Mon Nov 9 09:13:17 PST 2009

Bruce Simpson wrote:
> It would be good to know if changing the Xrl allocation in this way 
> helps the situation with the race you saw...
>   

A bit more on the 'static Xrl*' mechanism.

This is a lazy allocation mechanism, which amortizes the cost of 
instantiating class Xrl. The change I posted yesterday just moves the 
pointer to this allocation into the XrlFooClient itself, where we can 
manage its lifecycle; the semantics of its use don't change.

Some data points:
 * There is only one instance of cached 'class Xrl*' for each 
XrlFooClient method.
 * Each method's wrapper lazy-allocates it once per runtime, when the 
method wrapper is called.
    * Without my change, this lazy allocation is non-reentrant, and 
happens once per runtime.
    * With my change, it happens once per method call, for each 
XrlFooClient instance, which is reentrant (but still not thread-safe).
 * It sets up the Xrl::args() field. That's it. No additional 
amortization of up-front costs of sending an XRL.
 * If the consumer of XrlFooClient::send_foo(target, arg) changes its 
'target' argument, the resolved XrlSender is very likely to change, 
forcing a FinderDBEntry lookup in XrlRouter::send() anyway.
 * No upfront resolution is performed when the target changes.

In practice, this optimization probably doesn't offer much, but it's 
better than nothing. class Xrl is still an intermediate representation, 
and until the Xrl is actually sent on the wire, it doesn't get 'packed' 
into its on-wire representation.

There is a lost optimization opportunity here. XRL clients which use the 
C++ client stubs never need to tunnel XRLs through the Finder, so they 
can always use binary representation.

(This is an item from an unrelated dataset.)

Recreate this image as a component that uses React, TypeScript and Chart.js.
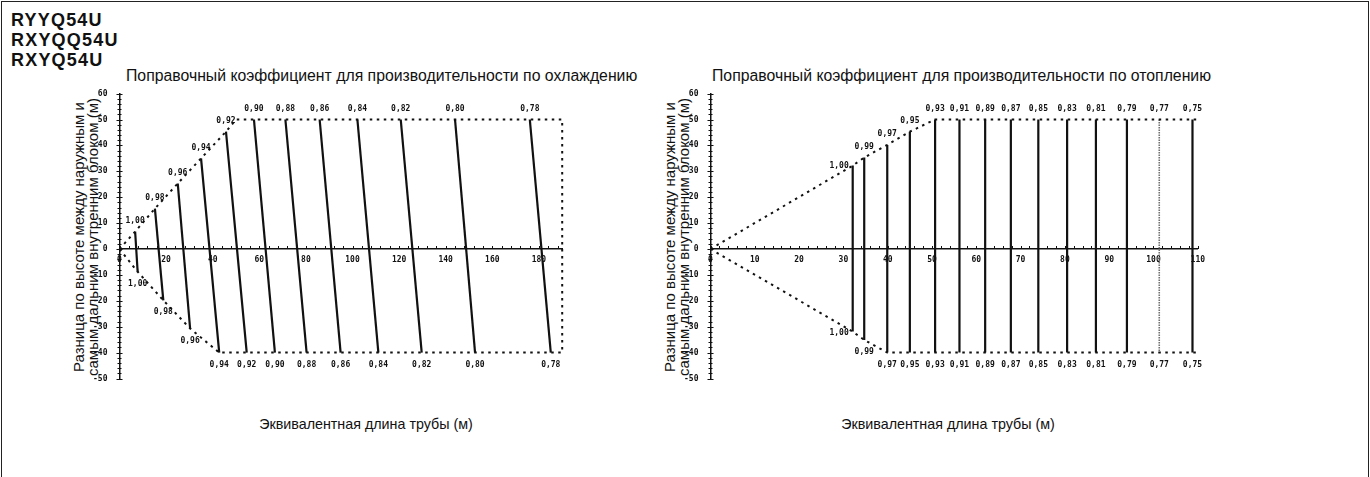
import React, { useEffect, useRef } from 'react';
import { Chart, registerables } from 'chart.js';

Chart.register(...registerables);

// ---------- DATA ----------
const modelNames = ['RYYQ54U', 'RXYQQ54U', 'RXYQ54U'];
const coolTitle = 'Поправочный коэффициент для производительности по охлаждению';
const heatTitle = 'Поправочный коэффициент для производительности по отоплению';
const yAxisTitleLines = ['Разница по высоте между наружным и', 'самым дальним внутренним блоком (м)'];
const xAxisTitle = 'Эквивалентная длина трубы (м)';

const yMin = -50;
const yMax = 60;
const yStep = 10;

// Cooling
const coolXMax = 190;
const coolXStep = 20;
const coolCoefLabels = ['1,00', '0,98', '0,96', '0,94', '0,92', '0,90', '0,88', '0,86', '0,84', '0,82', '0,80', '0,78'];
const coolTopX = [6.7, 15.2, 25.0, 35.0, 45.7, 57.7, 71.2, 85.9, 102.1, 120.7, 144.0, 176.1];
const coolTopY = [6.7, 15.6, 25.3, 35.0, 45.3, 50, 50, 50, 50, 50, 50, 50];
const coolBottomX = [7.8, 18.8, 30.3, 42.8, 54.6, 66.7, 80.3, 94.9, 111.1, 129.7, 152.6, 185.1];
const coolBottomY = [-8.8, -19.8, -30.7, -40, -40, -40, -40, -40, -40, -40, -40, -40];
const coolFrameX = [0, 6.7, 15.2, 25.0, 35.0, 45.7, 50, 190, 190, 42.8, 30.3, 18.8, 7.8, 0];
const coolFrameY = [0, 6.7, 15.6, 25.3, 35.0, 45.3, 50, 50, -40, -40, -30.7, -19.8, -8.8, 0];

// Heating
const heatXMax = 110;
const heatXStep = 10;
const heatCoefLabels = ['1,00', '0,99', '0,97', '0,95', '0,93', '0,91', '0,89', '0,87', '0,85', '0,83', '0,81', '0,79', '0,77', '0,75'];
const heatLineX = [32.1, 34.7, 39.9, 45.0, 50.7, 56.2, 62.0, 67.8, 74.0, 80.5, 87.0, 94.0, 101.3, 108.8];
const heatTopY = [32.2, 35.3, 40.2, 45.3, 50, 50, 50, 50, 50, 50, 50, 50, 50, 50];
const heatBottomY = [-31.9, -35.1, -40, -40, -40, -40, -40, -40, -40, -40, -40, -40, -40, -40];
const heatUpperX = [0, 32.1, 34.7, 39.9, 45.0, 50.7, 110];
const heatUpperY = [0, 32.2, 35.3, 40.2, 45.3, 50, 50];
const heatLowerX = [0, 32.1, 34.7, 39.9, 110];
const heatLowerY = [0, -31.9, -35.1, -40, -40];

// ---------- STYLE ----------
const INK = '#111';
const TICK_FONT = { family: "'DejaVu Sans Mono', 'Liberation Mono', monospace", size: 8, weight: 'bold' as const };
const TEXT_FONT = "'Liberation Sans', Arial, sans-serif";
const DASH = [2.5, 4.5];
const faintHeatIndex = 12; // the 0,77 line is drawn faint in the reference

type PanelCfg = {
  xMax: number;
  xStep: number;
  xMinor: number;
  labels: string[];
  topX: number[];
  topY: number[];
  botX: number[];
  botY: number[];
  sideLabelIndex: number;
  faintIndex: number;
  frames: { xs: number[]; ys: number[] }[];
  padding: { left: number; right: number; top: number; bottom: number };
};

function makeAnnotator(cfg: PanelCfg) {
  return {
    id: 'annotate',
    afterDatasetsDraw(chart: any) {
      const { ctx, scales } = chart;
      const x = scales.x;
      const y = scales.y;
      ctx.save();
      ctx.strokeStyle = INK;
      ctx.lineWidth = 1;
      const y0 = y.getPixelForValue(0);
      ctx.beginPath();
      for (let v = 0; v <= cfg.xMax + 1e-6; v += cfg.xMinor) {
        const px = Math.round(x.getPixelForValue(v)) + 0.5;
        ctx.moveTo(px, y0 - 3);
        ctx.lineTo(px, y0);
      }
      const x0 = x.getPixelForValue(0);
      for (let v = yMin; v <= yMax; v += 2) {
        const py = Math.round(y.getPixelForValue(v)) + 0.5;
        const len = v % 10 === 0 ? 3 : 2;
        ctx.moveTo(x0 - len, py);
        ctx.lineTo(x0 + len, py);
      }
      ctx.stroke();

      ctx.fillStyle = INK;
      ctx.font = `${TICK_FONT.weight} ${TICK_FONT.size}px ${TICK_FONT.family}`;
      ctx.textBaseline = 'middle';
      cfg.labels.forEach((t, i) => {
        const tx = x.getPixelForValue(cfg.topX[i]);
        const ty = y.getPixelForValue(cfg.topY[i]);
        const bx = x.getPixelForValue(cfg.botX[i]);
        const by = y.getPixelForValue(cfg.botY[i]);
        if (i === cfg.sideLabelIndex) {
          ctx.textAlign = 'right';
          ctx.fillText(t, tx - 4, ty);
          ctx.fillText(t, bx - 4, by + 1.5);
        } else {
          ctx.textAlign = 'center';
          ctx.fillText(t, tx, ty - 10.5);
          ctx.fillText(t, bx, by + 12);
        }
      });
      ctx.restore();
    },
  };
}

function buildConfig(cfg: PanelCfg): any {
  const datasets: any[] = [];
  cfg.frames.forEach((f) => {
    datasets.push({
      data: f.xs.map((v, i) => ({ x: v, y: f.ys[i] })),
      showLine: true,
      borderColor: INK,
      borderWidth: 2,
      borderDash: DASH,
      pointRadius: 0,
      fill: false,
      clip: false,
    });
  });
  cfg.labels.forEach((_, i) => {
    const faint = i === cfg.faintIndex;
    datasets.push({
      data: [
        { x: cfg.topX[i], y: cfg.topY[i] },
        { x: cfg.botX[i], y: cfg.botY[i] },
      ],
      showLine: true,
      borderColor: faint ? '#707070' : INK,
      borderWidth: faint ? 1.6 : 2.2,
      borderDash: faint ? [1.5, 1] : [],
      pointRadius: 0,
      fill: false,
      clip: false,
    });
  });

  return {
    type: 'scatter',
    data: { datasets },
    options: {
      animation: false,
      responsive: false,
      maintainAspectRatio: false,
      events: [],
      layout: { padding: cfg.padding },
      plugins: { legend: { display: false }, tooltip: { enabled: false }, title: { display: false } },
      scales: {
        x: {
          type: 'linear',
          min: 0,
          max: cfg.xMax,
          position: { y: 0 },
          grid: { display: true, drawOnChartArea: false, drawTicks: false },
          border: { display: true, color: INK, width: 1.5 },
          ticks: {
            stepSize: cfg.xStep,
            includeBounds: false,
            autoSkip: false,
            maxRotation: 0,
            padding: 6,
            color: INK,
            font: TICK_FONT,
            callback: (v: number) => String(v),
          },
        },
        y: {
          type: 'linear',
          min: yMin,
          max: yMax,
          position: 'left',
          afterFit: (s: any) => {
            s.width = 30;
          },
          grid: { display: true, drawOnChartArea: false, drawTicks: false },
          border: { display: true, color: INK, width: 1.5 },
          ticks: {
            stepSize: yStep,
            autoSkip: false,
            padding: 12,
            color: INK,
            font: TICK_FONT,
            callback: (v: number) => String(v),
          },
        },
      },
    },
    plugins: [makeAnnotator(cfg)],
  };
}

const coolCfg: PanelCfg = {
  xMax: coolXMax,
  xStep: coolXStep,
  xMinor: 4,
  labels: coolCoefLabels,
  topX: coolTopX,
  topY: coolTopY,
  botX: coolBottomX,
  botY: coolBottomY,
  sideLabelIndex: -1,
  faintIndex: -1,
  frames: [{ xs: coolFrameX, ys: coolFrameY }],
  padding: { left: 29.5, right: 37.8, top: 33.6, bottom: 21.5 },
};

const heatCfg: PanelCfg = {
  xMax: heatXMax,
  xStep: heatXStep,
  xMinor: 2,
  labels: heatCoefLabels,
  topX: heatLineX,
  topY: heatTopY,
  botX: heatLineX,
  botY: heatBottomY,
  sideLabelIndex: 0,
  faintIndex: faintHeatIndex,
  frames: [
    { xs: heatUpperX, ys: heatUpperY },
    { xs: heatLowerX, ys: heatLowerY },
  ],
  padding: { left: 30.5, right: 32.2, top: 33.6, bottom: 21.5 },
};

function Panel({ cfg, left, top, width, height }: { cfg: PanelCfg; left: number; top: number; width: number; height: number }) {
  const ref = useRef<HTMLCanvasElement | null>(null);
  useEffect(() => {
    if (!ref.current) return;
    const chart = new Chart(ref.current, buildConfig(cfg));
    return () => chart.destroy();
  }, [cfg]);
  return (
    <canvas
      ref={ref}
      width={width}
      height={height}
      style={{ position: 'absolute', left, top, width, height, display: 'block' }}
    />
  );
}

const textBase: React.CSSProperties = {
  position: 'absolute',
  whiteSpace: 'nowrap',
  fontFamily: TEXT_FONT,
  color: INK,
  lineHeight: 1,
};

function YTitle({ cx, cy }: { cx: number; cy: number }) {
  return (
    <div
      style={{
        ...textBase,
        left: cx,
        top: cy,
        fontSize: 15,
        lineHeight: '13.5px',
        textAlign: 'center',
        transform: 'translate(-50%, -50%) rotate(-90deg)',
      }}
    >
      {yAxisTitleLines[0]}
      <br />
      {yAxisTitleLines[1]}
    </div>
  );
}

export default function App() {
  return (
    <div
      style={{
        position: 'fixed',
        left: 0,
        top: 0,
        width: 1370,
        height: 477,
        background: '#fff',
        overflow: 'hidden',
      }}
    >
      <div
        style={{
          position: 'absolute',
          left: 1,
          top: 1,
          width: 1366,
          height: 520,
          borderLeft: '1.5px solid #222',
          borderTop: '1.5px solid #222',
          borderRight: '1.5px solid #222',
        }}
      />
      {modelNames.map((m, i) => (
        <div
          key={m}
          style={{ ...textBase, left: 11, top: 10.5 + i * 20, fontSize: 18, fontWeight: 'bold', letterSpacing: 1.2 }}
        >
          {m}
        </div>
      ))}
      <div style={{ ...textBase, left: 126, top: 68, fontSize: 15.8 }}>{coolTitle}</div>
      <div style={{ ...textBase, left: 712, top: 68, fontSize: 15.8 }}>{heatTitle}</div>

      <YTitle cx={85} cy={237} />
      <YTitle cx={676} cy={237} />

      <div style={{ ...textBase, left: 366, top: 424, fontSize: 14.3, transform: 'translate(-50%, -50%)' }}>{xAxisTitle}</div>
      <div style={{ ...textBase, left: 948, top: 424, fontSize: 14.3, transform: 'translate(-50%, -50%)' }}>{xAxisTitle}</div>

      <Panel cfg={coolCfg} left={60} top={60} width={540} height={340} />
      <Panel cfg={heatCfg} left={650} top={60} width={580} height={340} />
    </div>
  );
}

However, there is nowhere to put 
it, until we actually hit the output buffers for the destination 
transport.  [1]

I haven't measured cycle-for-cycle yet the costs of sending an XRL. I 
probably will do this when profiling the Thrift run; I'm still in 
analysis, trying to come up with the least invasive change to avoid 
rewriting code I don't/won't need to.

Thread safety hasn't really been a consideration to date. I'm making 
notes, but I'm not going to substantially change the behaviour towards 
making existing code thread-safe.

cheers,
BMS

[1] We can probably leverage this opportunity using Thrift, as we can 
then render the binary representation upfront. We can also use a mixin 
with TTransport to do scatter/gather I/O with multiple TMemoryBuffers, 
so we only hit writev() or send() to keep syscall count minimal. XRL 
will currently try to do this, but it's tied to stream semantics.